§ Problem description:
Skip the pictures. Transcribe the rest of the data below without changing a word.

--------

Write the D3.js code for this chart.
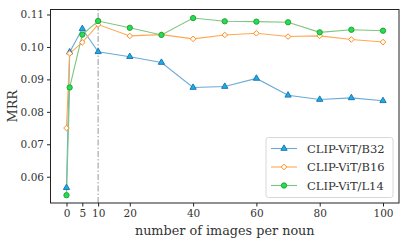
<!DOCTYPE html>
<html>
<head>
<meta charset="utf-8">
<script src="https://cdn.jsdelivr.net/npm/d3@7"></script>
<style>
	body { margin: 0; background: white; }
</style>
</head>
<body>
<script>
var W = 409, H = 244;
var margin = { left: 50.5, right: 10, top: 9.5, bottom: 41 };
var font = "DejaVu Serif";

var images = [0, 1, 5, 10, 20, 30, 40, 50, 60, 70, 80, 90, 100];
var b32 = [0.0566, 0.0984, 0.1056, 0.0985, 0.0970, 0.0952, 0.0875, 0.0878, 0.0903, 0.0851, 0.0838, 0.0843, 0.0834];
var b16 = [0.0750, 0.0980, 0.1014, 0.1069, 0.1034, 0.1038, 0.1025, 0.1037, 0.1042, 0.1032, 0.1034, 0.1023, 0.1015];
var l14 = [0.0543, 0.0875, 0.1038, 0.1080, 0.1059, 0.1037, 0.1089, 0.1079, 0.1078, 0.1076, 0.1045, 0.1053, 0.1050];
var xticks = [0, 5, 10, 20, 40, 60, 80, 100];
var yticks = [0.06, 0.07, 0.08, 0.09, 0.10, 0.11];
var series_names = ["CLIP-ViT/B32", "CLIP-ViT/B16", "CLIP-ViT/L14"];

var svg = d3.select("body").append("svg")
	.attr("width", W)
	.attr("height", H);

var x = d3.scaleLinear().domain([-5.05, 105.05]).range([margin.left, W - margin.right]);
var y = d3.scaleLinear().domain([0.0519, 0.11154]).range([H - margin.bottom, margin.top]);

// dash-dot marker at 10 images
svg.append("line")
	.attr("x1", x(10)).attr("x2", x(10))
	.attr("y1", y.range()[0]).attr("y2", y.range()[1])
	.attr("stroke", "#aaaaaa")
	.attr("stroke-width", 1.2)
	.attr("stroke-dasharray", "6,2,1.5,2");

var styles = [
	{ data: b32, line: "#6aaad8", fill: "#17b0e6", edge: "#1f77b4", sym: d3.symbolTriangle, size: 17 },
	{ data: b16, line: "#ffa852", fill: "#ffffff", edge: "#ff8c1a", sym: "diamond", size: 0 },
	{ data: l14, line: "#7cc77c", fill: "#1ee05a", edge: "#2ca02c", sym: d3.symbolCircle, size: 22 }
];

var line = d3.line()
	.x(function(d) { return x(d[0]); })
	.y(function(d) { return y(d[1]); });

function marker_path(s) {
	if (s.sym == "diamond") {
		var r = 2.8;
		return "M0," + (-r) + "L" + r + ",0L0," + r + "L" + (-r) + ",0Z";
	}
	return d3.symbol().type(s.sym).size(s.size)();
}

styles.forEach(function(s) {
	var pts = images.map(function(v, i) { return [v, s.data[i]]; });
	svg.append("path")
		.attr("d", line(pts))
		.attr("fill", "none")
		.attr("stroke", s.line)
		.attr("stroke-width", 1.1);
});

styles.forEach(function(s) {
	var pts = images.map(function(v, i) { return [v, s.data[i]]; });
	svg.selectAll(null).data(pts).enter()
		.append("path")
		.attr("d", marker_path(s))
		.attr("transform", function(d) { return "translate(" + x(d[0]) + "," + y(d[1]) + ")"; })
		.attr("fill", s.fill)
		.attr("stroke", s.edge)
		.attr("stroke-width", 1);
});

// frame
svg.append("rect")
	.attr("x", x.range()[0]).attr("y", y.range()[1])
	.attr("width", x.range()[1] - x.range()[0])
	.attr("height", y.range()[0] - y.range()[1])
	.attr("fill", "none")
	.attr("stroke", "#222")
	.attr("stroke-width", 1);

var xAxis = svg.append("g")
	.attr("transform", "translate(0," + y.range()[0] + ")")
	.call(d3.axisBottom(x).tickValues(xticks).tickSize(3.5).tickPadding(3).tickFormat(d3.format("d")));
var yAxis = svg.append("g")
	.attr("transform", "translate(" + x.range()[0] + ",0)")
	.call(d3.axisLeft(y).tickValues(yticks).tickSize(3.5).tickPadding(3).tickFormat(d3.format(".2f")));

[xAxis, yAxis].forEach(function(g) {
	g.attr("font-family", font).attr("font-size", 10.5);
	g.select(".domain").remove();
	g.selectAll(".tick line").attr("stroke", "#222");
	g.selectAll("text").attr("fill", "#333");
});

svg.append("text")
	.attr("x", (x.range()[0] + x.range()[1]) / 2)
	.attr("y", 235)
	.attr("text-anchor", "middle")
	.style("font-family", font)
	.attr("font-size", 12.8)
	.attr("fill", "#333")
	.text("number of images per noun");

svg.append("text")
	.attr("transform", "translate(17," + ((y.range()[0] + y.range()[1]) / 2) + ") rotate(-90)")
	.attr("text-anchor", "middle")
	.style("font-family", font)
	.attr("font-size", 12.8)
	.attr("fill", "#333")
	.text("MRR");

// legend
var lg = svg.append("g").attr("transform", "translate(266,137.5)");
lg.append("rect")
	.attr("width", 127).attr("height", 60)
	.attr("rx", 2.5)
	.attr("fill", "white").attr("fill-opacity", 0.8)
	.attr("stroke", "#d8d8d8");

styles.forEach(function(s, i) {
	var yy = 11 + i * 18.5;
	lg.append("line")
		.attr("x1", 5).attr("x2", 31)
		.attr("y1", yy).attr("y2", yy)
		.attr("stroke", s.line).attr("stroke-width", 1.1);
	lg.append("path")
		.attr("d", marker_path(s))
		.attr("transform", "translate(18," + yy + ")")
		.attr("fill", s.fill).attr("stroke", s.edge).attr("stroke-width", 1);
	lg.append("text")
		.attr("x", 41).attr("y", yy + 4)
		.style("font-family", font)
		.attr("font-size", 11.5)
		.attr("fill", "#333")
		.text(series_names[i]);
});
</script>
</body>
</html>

--------

§ Complete response:
Write the D3.js code for this chart.
<!DOCTYPE html>
<html>
<head>
<meta charset="utf-8">
<script src="https://cdn.jsdelivr.net/npm/d3@7"></script>
<style>
	body { margin: 0; background: white; }
</style>
</head>
<body>
<script>
var W = 409, H = 244;
var margin = { left: 50.5, right: 10, top: 9.5, bottom: 41 };
var font = "DejaVu Serif";

var images = [0, 1, 5, 10, 20, 30, 40, 50, 60, 70, 80, 90, 100];
var b32 = [0.0566, 0.0984, 0.1056, 0.0985, 0.0970, 0.0952, 0.0875, 0.0878, 0.0903, 0.0851, 0.0838, 0.0843, 0.0834];
var b16 = [0.0750, 0.0980, 0.1014, 0.1069, 0.1034, 0.1038, 0.1025, 0.1037, 0.1042, 0.1032, 0.1034, 0.1023, 0.1015];
var l14 = [0.0543, 0.0875, 0.1038, 0.1080, 0.1059, 0.1037, 0.1089, 0.1079, 0.1078, 0.1076, 0.1045, 0.1053, 0.1050];
var xticks = [0, 5, 10, 20, 40, 60, 80, 100];
var yticks = [0.06, 0.07, 0.08, 0.09, 0.10, 0.11];
var series_names = ["CLIP-ViT/B32", "CLIP-ViT/B16", "CLIP-ViT/L14"];

var svg = d3.select("body").append("svg")
	.attr("width", W)
	.attr("height", H);

var x = d3.scaleLinear().domain([-5.05, 105.05]).range([margin.left, W - margin.right]);
var y = d3.scaleLinear().domain([0.0519, 0.11154]).range([H - margin.bottom, margin.top]);

// dash-dot marker at 10 images
svg.append("line")
	.attr("x1", x(10)).attr("x2", x(10))
	.attr("y1", y.range()[0]).attr("y2", y.range()[1])
	.attr("stroke", "#aaaaaa")
	.attr("stroke-width", 1.2)
	.attr("stroke-dasharray", "6,2,1.5,2");

var styles = [
	{ data: b32, line: "#6aaad8", fill: "#17b0e6", edge: "#1f77b4", sym: d3.symbolTriangle, size: 17 },
	{ data: b16, line: "#ffa852", fill: "#ffffff", edge: "#ff8c1a", sym: "diamond", size: 0 },
	{ data: l14, line: "#7cc77c", fill: "#1ee05a", edge: "#2ca02c", sym: d3.symbolCircle, size: 22 }
];

var line = d3.line()
	.x(function(d) { return x(d[0]); })
	.y(function(d) { return y(d[1]); });

function marker_path(s) {
	if (s.sym == "diamond") {
		var r = 2.8;
		return "M0," + (-r) + "L" + r + ",0L0," + r + "L" + (-r) + ",0Z";
	}
	return d3.symbol().type(s.sym).size(s.size)();
}

styles.forEach(function(s) {
	var pts = images.map(function(v, i) { return [v, s.data[i]]; });
	svg.append("path")
		.attr("d", line(pts))
		.attr("fill", "none")
		.attr("stroke", s.line)
		.attr("stroke-width", 1.1);
});

styles.forEach(function(s) {
	var pts = images.map(function(v, i) { return [v, s.data[i]]; });
	svg.selectAll(null).data(pts).enter()
		.append("path")
		.attr("d", marker_path(s))
		.attr("transform", function(d) { return "translate(" + x(d[0]) + "," + y(d[1]) + ")"; })
		.attr("fill", s.fill)
		.attr("stroke", s.edge)
		.attr("stroke-width", 1);
});

// frame
svg.append("rect")
	.attr("x", x.range()[0]).attr("y", y.range()[1])
	.attr("width", x.range()[1] - x.range()[0])
	.attr("height", y.range()[0] - y.range()[1])
	.attr("fill", "none")
	.attr("stroke", "#222")
	.attr("stroke-width", 1);

var xAxis = svg.append("g")
	.attr("transform", "translate(0," + y.range()[0] + ")")
	.call(d3.axisBottom(x).tickValues(xticks).tickSize(3.5).tickPadding(3).tickFormat(d3.format("d")));
var yAxis = svg.append("g")
	.attr("transform", "translate(" + x.range()[0] + ",0)")
	.call(d3.axisLeft(y).tickValues(yticks).tickSize(3.5).tickPadding(3).tickFormat(d3.format(".2f")));

[xAxis, yAxis].forEach(function(g) {
	g.attr("font-family", font).attr("font-size", 10.5);
	g.select(".domain").remove();
	g.selectAll(".tick line").attr("stroke", "#222");
	g.selectAll("text").attr("fill", "#333");
});

svg.append("text")
	.attr("x", (x.range()[0] + x.range()[1]) / 2)
	.attr("y", 235)
	.attr("text-anchor", "middle")
	.style("font-family", font)
	.attr("font-size", 12.8)
	.attr("fill", "#333")
	.text("number of images per noun");

svg.append("text")
	.attr("transform", "translate(17," + ((y.range()[0] + y.range()[1]) / 2) + ") rotate(-90)")
	.attr("text-anchor", "middle")
	.style("font-family", font)
	.attr("font-size", 12.8)
	.attr("fill", "#333")
	.text("MRR");

// legend
var lg = svg.append("g").attr("transform", "translate(266,137.5)");
lg.append("rect")
	.attr("width", 127).attr("height", 60)
	.attr("rx", 2.5)
	.attr("fill", "white").attr("fill-opacity", 0.8)
	.attr("stroke", "#d8d8d8");

styles.forEach(function(s, i) {
	var yy = 11 + i * 18.5;
	lg.append("line")
		.attr("x1", 5).attr("x2", 31)
		.attr("y1", yy).attr("y2", yy)
		.attr("stroke", s.line).attr("stroke-width", 1.1);
	lg.append("path")
		.attr("d", marker_path(s))
		.attr("transform", "translate(18," + yy + ")")
		.attr("fill", s.fill).attr("stroke", s.edge).attr("stroke-width", 1);
	lg.append("text")
		.attr("x", 41).attr("y", yy + 4)
		.style("font-family", font)
		.attr("font-size", 11.5)
		.attr("fill", "#333")
		.text(series_names[i]);
});
</script>
</body>
</html>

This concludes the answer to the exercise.